Saturday, February 12, 2011

Indians in Las Vegas

Heavenly Father not only told Brigham what to do for the entire Church, but also for individuals when Brigham needed their help to colonize the west.


Aroet Lucious Hale records in his journal that he and several others were called at April Conference of 1855 to serve a mission to the Navajo Indians in the Colorado River area. Their main camp was to be in Las Vegas. It was not a safe place to go because the Indians raided emigration parties who passed through on their way to southern California. The Indians stole the pioneers’ animals and sometimes killed the men, leaving the women and children in the desert.

Before the missionaries traveled to Las Vegas, Brigham gave them a blessing that if they would remain prayerful and follow Brigham’s “council strictly,” they would return safely to their families and find them all well.

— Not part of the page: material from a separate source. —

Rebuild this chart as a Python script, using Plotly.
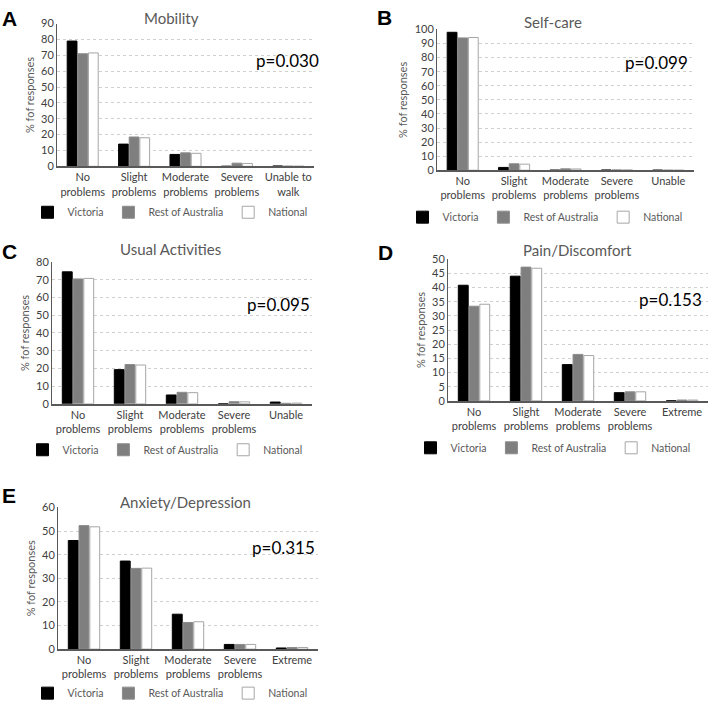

On their mission, one of the missionaries nearly drowned crossing the Colorado River. He and his horse went into a deep, swirling hole, sucking both of them under the water and pulling the man off his horse. The missionaries on the bank thought he was dead. But the man swam to the surface, coughing and sputtering. He grabbed the horse’s tail and was pulled to the bank. Brother Hale remembered President Young’s blessing and was grateful for it.

Another time, seven of the missionaries, including Brother Hale, were out scouting when they were surrounded by twenty Navajos covered with war paint, bows drawn, and arrows pointing at them. The missionaries’ Indian guide ran away, and the men were left alone. Their interpreter, George Been, told the Navajos that the Mormons were sent by the Great White Chief Brigham Young to trade with them if they would smoke the peace pipe.

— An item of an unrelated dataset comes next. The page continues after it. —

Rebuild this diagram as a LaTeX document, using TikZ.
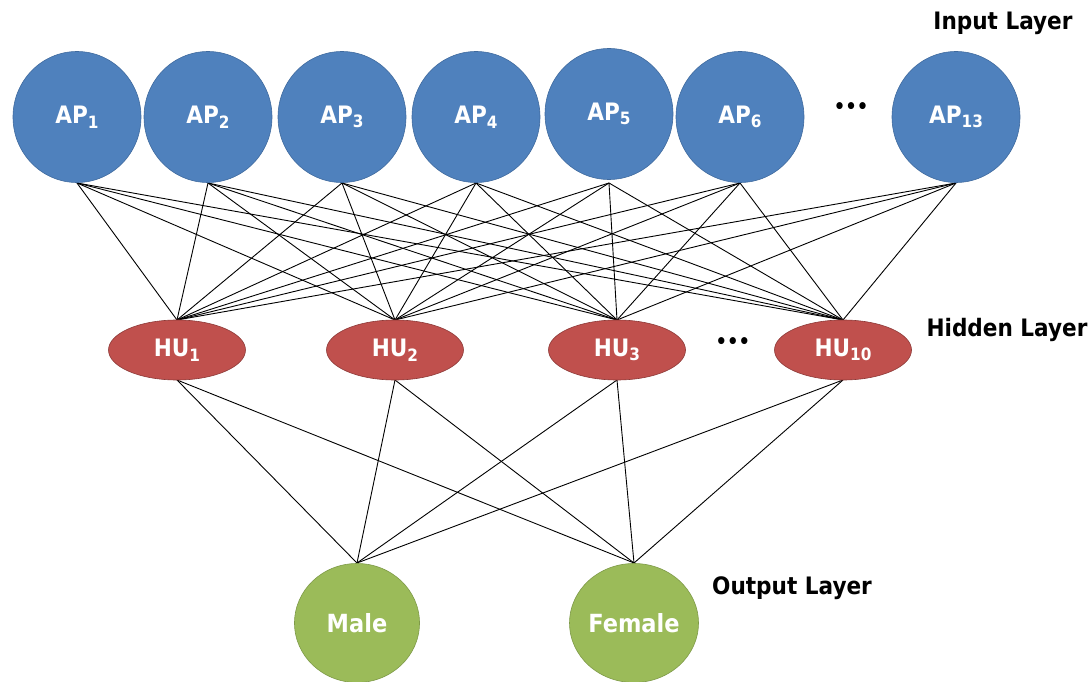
\documentclass[tikz,border=0pt]{standalone}
\usepackage{fontspec}
\setmainfont{DejaVu Sans Condensed}
\usetikzlibrary{shapes.geometric}
\definecolor{apblue}{HTML}{4F81BD}
\definecolor{apblueb}{HTML}{3F6A9E}
\definecolor{hured}{HTML}{C0504D}
\definecolor{huredb}{HTML}{8C3836}
\definecolor{outgreen}{HTML}{9BBB59}
\definecolor{outgreenb}{HTML}{7E9A48}
\newcommand\lowidx[1]{\raisebox{-0.35ex}{\fontsize{17}{17}\selectfont #1}}
\tikzset{
  innode/.style={ellipse, fill=apblue, draw=apblueb, line width=0.6pt, minimum width=128pt, minimum height=131pt, inner sep=0pt, text=white, font=\bfseries\fontsize{24}{24}\selectfont},
  hunode/.style={ellipse, fill=hured, draw=huredb, line width=0.6pt, minimum width=137pt, minimum height=60pt, inner sep=0pt, text=white, font=\bfseries\fontsize{24}{24}\selectfont},
  outnode/.style={ellipse, fill=outgreen, draw=outgreenb, line width=0.6pt, minimum width=125pt, minimum height=119pt, inner sep=0pt, text=white, font=\bfseries\fontsize{25}{25}\selectfont},
  layerlabel/.style={font=\bfseries\fontsize{24}{24}\selectfont, text=black},
  dotslabel/.style={font=\bfseries\fontsize{20}{20}\selectfont, text=black, inner sep=0pt},
  conn/.style={draw=black, line width=0.9pt}
}
\begin{document}
\begin{tikzpicture}[x=1pt,y=-1pt]
\useasboundingbox (0,0) rectangle (1088,682);
% edges first
\coordinate (a1) at (77,183);
\coordinate (a2) at (208,183);
\coordinate (a3) at (342,183);
\coordinate (a4) at (476,183);
\coordinate (a5) at (609,183);
\coordinate (a6) at (740,183);
\coordinate (a13) at (956,183);
\coordinate (h1t) at (177,320);
\coordinate (h2t) at (395,320);
\coordinate (h3t) at (617,320);
\coordinate (h10t) at (843,320);
\coordinate (h1b) at (177,380);
\coordinate (h2b) at (395,380);
\coordinate (h3b) at (617,380);
\coordinate (h10b) at (843,380);
\coordinate (mt) at (357,563);
\coordinate (ft) at (634,563);
\foreach \a in {a1,a2,a3,a4,a5,a6,a13}{
  \foreach \h in {h1t,h2t,h3t,h10t}{
    \draw[conn] (\a) -- (\h);
  }
}
\foreach \h in {h1b,h2b,h3b,h10b}{
  \foreach \o in {mt,ft}{
    \draw[conn] (\h) -- (\o);
  }
}
% input layer
\node[innode] (ap1) at (77,117) {AP\lowidx{1}};
\node[innode] (ap2) at (208,117) {AP\lowidx{2}};
\node[innode] (ap3) at (342,117) {AP\lowidx{3}};
\node[innode] (ap4) at (476,117) {AP\lowidx{4}};
\node[innode] (ap5) at (609,114) {AP\lowidx{5}};
\node[innode] (ap6) at (740,117) {AP\lowidx{6}};
\node[innode] (ap13) at (956,117) {AP\lowidx{13}};
\node[dotslabel] (dots1) at (851,108) {•••};
% hidden layer
\node[hunode] (hu1) at (177,350) {HU\lowidx{1}};
\node[hunode] (hu2) at (395,350) {HU\lowidx{2}};
\node[hunode] (hu3) at (617,350) {HU\lowidx{3}};
\node[hunode] (hu10) at (843,350) {HU\lowidx{10}};
\node[dotslabel] (dots2) at (733,343) {•••};
% output layer
\node[outnode] (male) at (357,623) {Male};
\node[outnode] (female) at (634,623) {Female};
% labels
\node[layerlabel] (linput) at (1003,23) {Input Layer};
\node[layerlabel] (lhidden) at (1007,330) {Hidden Layer};
\node[layerlabel] (loutput) at (792,588) {Output Layer};
\end{tikzpicture}
\end{document}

George Been found out from the Indians that the chief’s papoose was sick and dying. The Navajos said their god was angry because the Indians allowed the white man to cross their lands. If the child died, the Mormons would all be killed at sundown. George convinced the Indians to allow the missionaries to go to their camp and smoke the peace pipe. After they smoked, the missionaries were permitted to see the papoose. A missionary named Brother Snider took his handkerchief, dipped it in warm water, and washed the child. When the child was clean they knelt around the papoose and administered a blessing. The child opened his eyes and was healed. The missionaries fed the papoose a little bread and sugar in warm water. It was all the food they had with them. The men were allowed to return to Las Vegas unharmed.

Aroet Lucious Hale thought again of President Young’s blessing and was thankful. Every missionary eventually returned home to find their families safe and well.

Saturday, February 5, 2011

Follow the Prophet

Right after the pioneers came to the Salt Lake Valley, the gold rush began in California. Some of the Saints wanted to leave to work the California gold fields and then return to Utah with lots of money.


Brigham knew Heavenly Father wanted the Saints to stay in the Salt Lake Valley. He told the people that “Those of you who stop here and are faithful to God . . . will make more money and get richer than you that run after the God of this world; and I promise you in the name of the Lord [those] who stay here . . . will prosper and be able to buy you twice over. Here is the place God has appointed for his people.”

Some members of the Church decided to go to California anyway. Sam Brannan had brought a group of Mormons by ship from New York around the tip of South America to San Francisco, and he wanted the Church to relocate in California where the weather was mild and the gold was plentiful. Brother Brannan came to Utah to convince Brigham Young to move the Church there. When Brigham Young refused, Sam Brannan returned to the San Francisco area to get gold. He also bought and sold land and became one of the wealthiest men in California. But he acquired drunken habits and lost his family and all his money. He died a pauper.

Great Lesson for kids to teach them to follow the Prophet.